Record Fine for PwC's JP Morgan Audit

A RECORD FINE has been dished out to PwC over its audit work at JP Morgan.
The firm was fined £1.4m for failing to flag up non-segregation of JP Morgan Securities Limited's client assets for seven years to 2008.
The fine, issued by the Financial Reporting Council's disciplinary arm the Accounting and Actuarial discipline board (AADB), trumps the £1.2m fine issued to PwC predecessor firm Coopers and Lybrand for its audit work of Robert Maxwell's businesses.
PwC accepted that its conduct had, in relation to the reports it prepared and submitted to the FSA for the years ended 31 December 2002 to 31 December 2008, had "fallen short of the standards reasonably to be expected of members and member firms".

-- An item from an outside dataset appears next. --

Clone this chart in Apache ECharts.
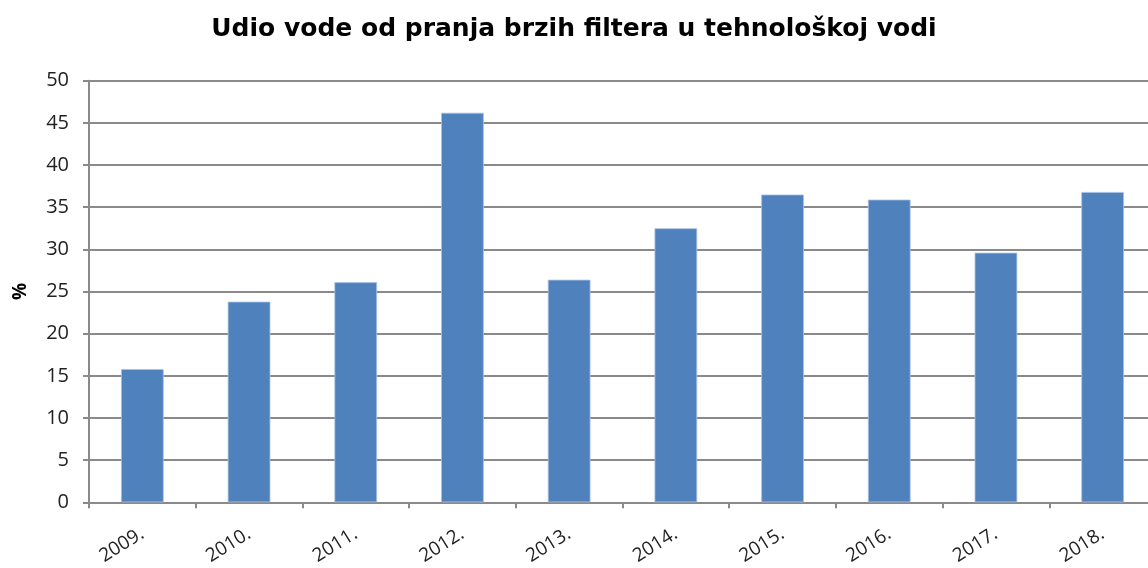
<!DOCTYPE html>
<html><head><meta charset="utf-8">
<script src="https://cdn.jsdelivr.net/npm/echarts@6/dist/echarts.min.js"></script>
<style>html,body{margin:0;padding:0;background:#fff}#c{width:1148px;height:568px}</style>
</head><body><div id="c"></div>
<script>
const titleText = 'Udio vode od pranja brzih filtera u tehnološkoj vodi';
const categories = ['2009.', '2010.', '2011.', '2012.', '2013.', '2014.', '2015.', '2016.', '2017.', '2018.'];
const values = [15.8, 23.8, 26.1, 46.2, 26.4, 32.5, 36.5, 35.9, 29.6, 36.8];
const yName = '%';

const chart = echarts.init(document.getElementById('c'), null, {renderer: 'canvas'});
chart.setOption({
  animation: false,
  title: {
    text: titleText, left: 'center', top: 12,
    textStyle: {fontFamily: 'DejaVu Sans', fontWeight: 'bold', fontSize: 25, color: '#000'}
  },
  grid: {left: 89, width: 1067, top: 80.7, height: 421.6, containLabel: false, outerBoundsMode: 'none'},
  xAxis: {
    type: 'category', data: categories, boundaryGap: true,
    axisLine: {lineStyle: {color: '#8A8A8A', width: 2}},
    axisTick: {show: true, length: 6, lineStyle: {color: '#8A8A8A', width: 2}},
    axisLabel: {rotate: 32, fontFamily: 'Open Sans', fontSize: 19, color: '#222', margin: 30}
  },
  yAxis: {
    type: 'value', min: 0, max: 50, interval: 5,
    name: yName, nameLocation: 'middle', nameGap: 59, nameRotate: 90,
    nameTextStyle: {fontFamily: 'Open Sans', fontWeight: 'bold', fontSize: 19, color: '#000'},
    axisLine: {show: true, lineStyle: {color: '#8A8A8A', width: 2}},
    axisTick: {show: true, length: 6, lineStyle: {color: '#8A8A8A', width: 2}},
    splitLine: {lineStyle: {color: '#8A8A8A', width: 2}},
    axisLabel: {fontFamily: 'Open Sans', fontSize: 20, color: '#222', margin: 20}
  },
  series: [{
    type: 'bar', data: values, barWidth: '40%',
    itemStyle: {color: '#4F81BD', borderColor: '#A9C2E4', borderWidth: 0.8}
  }]
});
</script></body></html>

The firm accepted it had failed to carry out its professional work with due skill, care and diligence and with proper regard for the "applicable technical and professional standards expected of it", the report stated.
The tribunal raised concern that no PwC partner was named in relation to the audit work or had been proceeded against by the AADB's executive counsel.
"...We must simply trust that there has been no bargaining of PwCs admission against an agreement no anonymity of individuals in the firm, among whom the engagement partner must be numbered, who are responsible for this serious state of affairs," stated the Tribunal in its findings.
In a hearing to discuss the level of fine last November the AADB's counsel had called for a sanction in the millions of pounds.